I'm new to all of this but I would assume that 22w of fluorescent would be plenty for a 10 gallon tank.


----------



## Jadelin (Sep 30, 2009)

I think there are a couple bits of confusion here.

First off, recommended lighting level isn't specific to tank size; 2 wpg is solid low light for any size tank. So 22 watts CFL will get you 2.2 wpg gallon in your 10 and will be low medium light. You will be able to grow many plants in that amount of light. I use two 9 watt CFL in my 10 gallon and I can grow all of the standard low-light plants no problem.
The watts-per-gallon rule (wpg) only works for T8 and CFL, and even then the depth of the tank, whether you have reflectors or not, etc, etc will affect how much light actually makes it to your plants.

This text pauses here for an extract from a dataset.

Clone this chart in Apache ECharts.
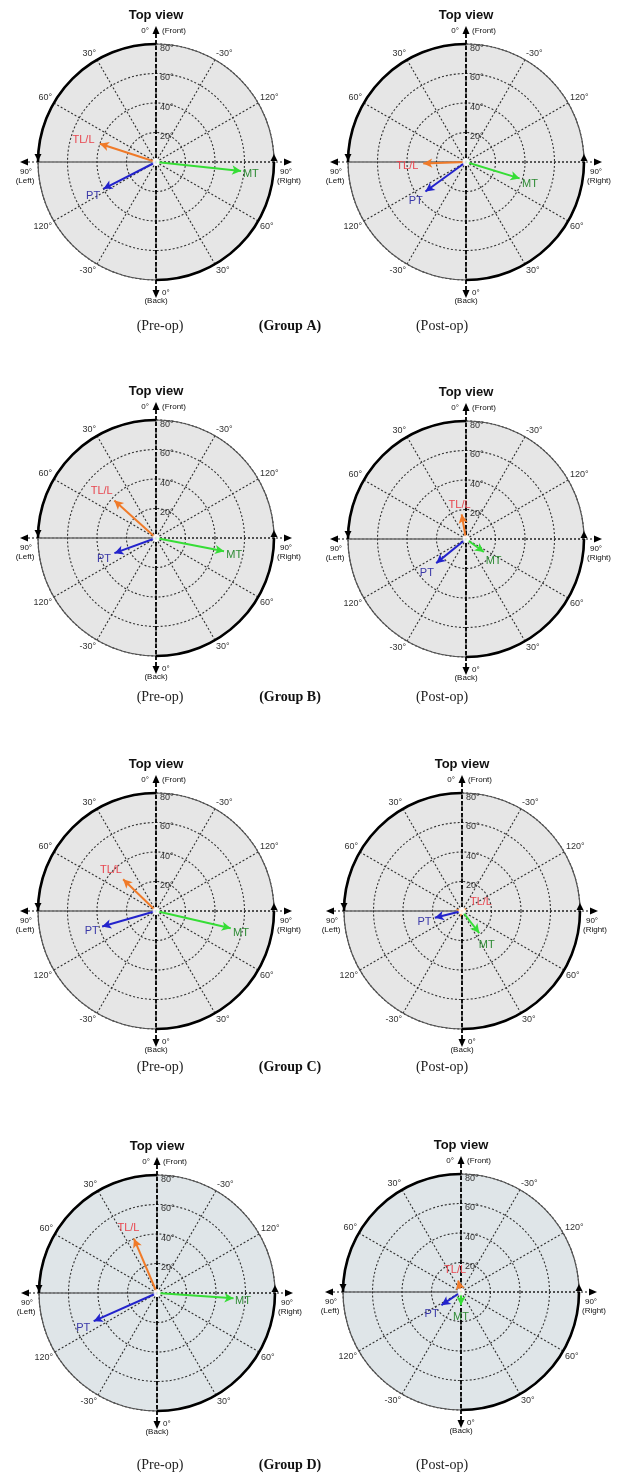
<!DOCTYPE html>
<html>
<head>
<meta charset="utf-8">
<script src="https://cdn.jsdelivr.net/npm/echarts@6/dist/echarts.min.js"></script>
<style>
  html, body { margin: 0; padding: 0; background: #fff; }
  #chart-container { width: 619px; height: 1479px; }
</style>
</head>
<body>
<div id="chart-container"></div>
<script>
var dom = document.getElementById('chart-container');
var myChart = echarts.init(dom, null, { renderer: 'canvas' });

// data
var groups = ['Group A', 'Group B', 'Group C', 'Group D'];
var vectorNames = ['TL/L', 'PT', 'MT'];
// direction, degrees clockwise from Front, per group: [TL/L, PT, MT]
var preAngle = [[288, 243, 96], [312, 250, 101], [314, 254, 103], [337, 246, 94]];
var preLength = [[40, 40, 58], [38, 30, 47], [31, 38, 52], [40, 47, 52]];
var postAngle = [[268, 234, 107], [350, 231, 126], [60, 256, 142], [346, 236, 180]];
var postLength = [[29, 34, 38], [17, 26, 15], [3, 19, 19], [8, 16, 9]];
// outer tick labels, one per 30 degrees clockwise from Front
var angleTickLabels = ['', '-30°', '120°', '', '60°', '30°', '', '-30°', '120°', '', '60°', '30°', ''];
var radiusTicks = [0, 20, 40, 60, 80];

// layout
var R = 118;
var centers = [[156, 162], [466, 162], [156, 538], [466, 539], [156, 911], [462, 911], [157, 1293], [461, 1292]];
var captionY = [326, 697, 1067, 1465];
var lineColors = ['#f07a28', '#2323cc', '#36dd36'];
var labelColors = ['#e8464f', '#3a38a8', '#2e8b35'];
var font = '"Liberation Sans", Arial, sans-serif';

var polar = [], angleAxis = [], radiusAxis = [], series = [], graphic = [];

function txt(x, y, s, size, align, extra) {
  graphic.push({
    type: 'text', x: x, y: y, z: 20,
    style: Object.assign({
      text: s, font: size + 'px ' + font, fill: '#111',
      textAlign: align || 'center', textVerticalAlign: 'middle'
    }, extra || {})
  });
}
function tri(points) {
  graphic.push({ type: 'polygon', z: 20, shape: { points: points }, style: { fill: '#000' } });
}

centers.forEach(function (c, i) {
  var g = Math.floor(i / 2);
  var post = i % 2 === 1;
  var cx = c[0], cy = c[1];
  var bg = g === 3 ? '#dfe5e8' : '#e6e6e6';

  // disc background
  graphic.push({ type: 'circle', z: -1, shape: { cx: cx, cy: cy, r: R }, style: { fill: bg } });

  polar.push({ center: [cx, cy], radius: R });
  angleAxis.push({
    polarIndex: i, type: 'value', min: 0, max: 360, interval: 30,
    startAngle: 90, clockwise: true,
    axisLine: { lineStyle: { color: '#555', width: 1.2 } },
    axisTick: { show: false },
    axisLabel: {
      margin: 2, fontSize: 9, color: '#333', fontFamily: font,
      formatter: function (v) { return angleTickLabels[Math.round(v / 30)] || ''; }
    },
    splitLine: { lineStyle: { color: '#333', width: 1.1, type: [2, 2] } }
  });
  radiusAxis.push({
    polarIndex: i, type: 'value', min: radiusTicks[0], max: radiusTicks[radiusTicks.length - 1], interval: 20,
    axisLine: { show: false }, axisTick: { show: false },
    axisLabel: {
      fontSize: 9, color: '#333', fontFamily: font, margin: -4, align: 'left', verticalAlign: 'top',
      formatter: function (v) { return v ? v + '°' : ''; }
    },
    splitLine: { show: true, lineStyle: { color: '#333', width: 1.1, type: [2, 2] } }
  });

  var ang = post ? postAngle[g] : preAngle[g];
  var len = post ? postLength[g] : preLength[g];
  vectorNames.forEach(function (name, j) {
    var t = ang[j] * Math.PI / 180;
    var ux = Math.sin(t), uy = -Math.cos(t);
    var d = name.length * 3.3 * Math.abs(ux) + 7 * Math.abs(uy) + 7;
    series.push({
      type: 'line', coordinateSystem: 'polar', polarIndex: i, z: 10,
      silent: true, animation: false,
      lineStyle: { color: lineColors[j], width: 2 },
      itemStyle: { color: lineColors[j] },
      data: [
        { value: [0, ang[j]], symbol: 'none' },
        {
          value: [len[j], ang[j]], symbol: 'arrow', symbolSize: [7, 9], symbolRotate: -ang[j],
          label: {
            show: true, position: 'inside', formatter: name, fontSize: 11, fontFamily: font,
            color: labelColors[j], offset: [ux * d, uy * d + 2]
          }
        }
      ]
    });
  });
  series.push({
    type: 'scatter', coordinateSystem: 'polar', polarIndex: i, z: 12, silent: true, animation: false,
    symbol: 'emptyCircle', symbolSize: 5, itemStyle: { color: '#fff', borderColor: '#222', borderWidth: 1 },
    data: [[0, 0]]
  });

  // cross axes extending past the rim
  graphic.push({ type: 'line', z: 5, shape: { x1: cx, y1: cy - R - 10, x2: cx, y2: cy + R + 10 },
    style: { stroke: '#000', lineWidth: 1.8, lineDash: [4, 2] } });
  graphic.push({ type: 'line', z: 5, shape: { x1: cx - R - 10, y1: cy, x2: cx + R + 10, y2: cy },
    style: { stroke: '#222', lineWidth: 1.1, lineDash: [2, 2] } });
  // thick rim arcs
  graphic.push({ type: 'arc', z: 15, shape: { cx: cx, cy: cy, r: R, startAngle: Math.PI, endAngle: Math.PI * 1.5, clockwise: true },
    style: { stroke: '#000', lineWidth: 2.6, fill: null } });
  graphic.push({ type: 'arc', z: 15, shape: { cx: cx, cy: cy, r: R, startAngle: 0, endAngle: Math.PI * 0.5, clockwise: true },
    style: { stroke: '#000', lineWidth: 2.6, fill: null } });
  tri([[cx - R, cy - 1], [cx - R - 3.5, cy - 8], [cx - R + 3.5, cy - 8]]);
  tri([[cx + R, cy - 8], [cx + R - 3.5, cy - 1], [cx + R + 3.5, cy - 1]]);
  // outer arrows
  tri([[cx, cy - R - 18], [cx - 3.5, cy - R - 10], [cx + 3.5, cy - R - 10]]);
  tri([[cx, cy + R + 18], [cx - 3.5, cy + R + 10], [cx + 3.5, cy + R + 10]]);
  tri([[cx - R - 18, cy], [cx - R - 10, cy - 3.5], [cx - R - 10, cy + 3.5]]);
  tri([[cx + R + 18, cy], [cx + R + 10, cy - 3.5], [cx + R + 10, cy + 3.5]]);

  txt(cx - 7, cy - R - 13, '0°', 8, 'right');
  txt(cx + 6, cy - R - 13, '(Front)', 8, 'left');
  txt(cx + 6, cy + R + 13, '0°', 8, 'left');
  txt(cx, cy + R + 21, '(Back)', 8, 'center');
  txt(cx - R - 12, cy + 10, '90°', 8, 'center');
  txt(cx - R - 13, cy + 19, '(Left)', 8, 'center');
  txt(cx + R + 12, cy + 10, '90°', 8, 'center');
  txt(cx + R + 15, cy + 19, '(Right)', 8, 'center');
  txt(cx, cy - 147, 'Top view', 13, 'center', { font: 'bold 13px ' + font });
});

groups.forEach(function (name, g) {
  var y = captionY[g];
  var serif = '"Liberation Serif", "Times New Roman", serif';
  txt(160, y, '(Pre-op)', 14, 'center', { font: '14px ' + serif, fill: '#222' });
  txt(290, y, '(' + name + ')', 14, 'center', { font: 'bold 14px ' + serif, fill: '#111' });
  txt(442, y, '(Post-op)', 14, 'center', { font: '14px ' + serif, fill: '#222' });
});

var option = {
  animation: false,
  polar: polar,
  angleAxis: angleAxis,
  radiusAxis: radiusAxis,
  series: series,
  graphic: graphic
};

if (option && typeof option === 'object') {
  myChart.setOption(option);
}

window.addEventListener('resize', myChart.resize);
</script>
</body>
</html>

I'm telling you this because you'll often hear people say the wpg rule is no longer valid, but for the way you're using it, it works just fine. If you want medium light get bigger bulbs that will give you between 2 and 3 watts per gallon, and if you want high light you need more than 3 watts per gallon. Personally, I'd stick with the lower light because you can still grow beautiful plants, and it's so much less work to maintain.

Secondly, 11w CFL is equivalent to 11w T8 light, not T5HO. This is important, as if you had 2 watts per gallon T5HO you would have very high light, not low light. T5NO (normal output) is about three times as strong as T8 and CFL, and T5HO (high output) is about twice as strong as T5NO, in widely rounded terms.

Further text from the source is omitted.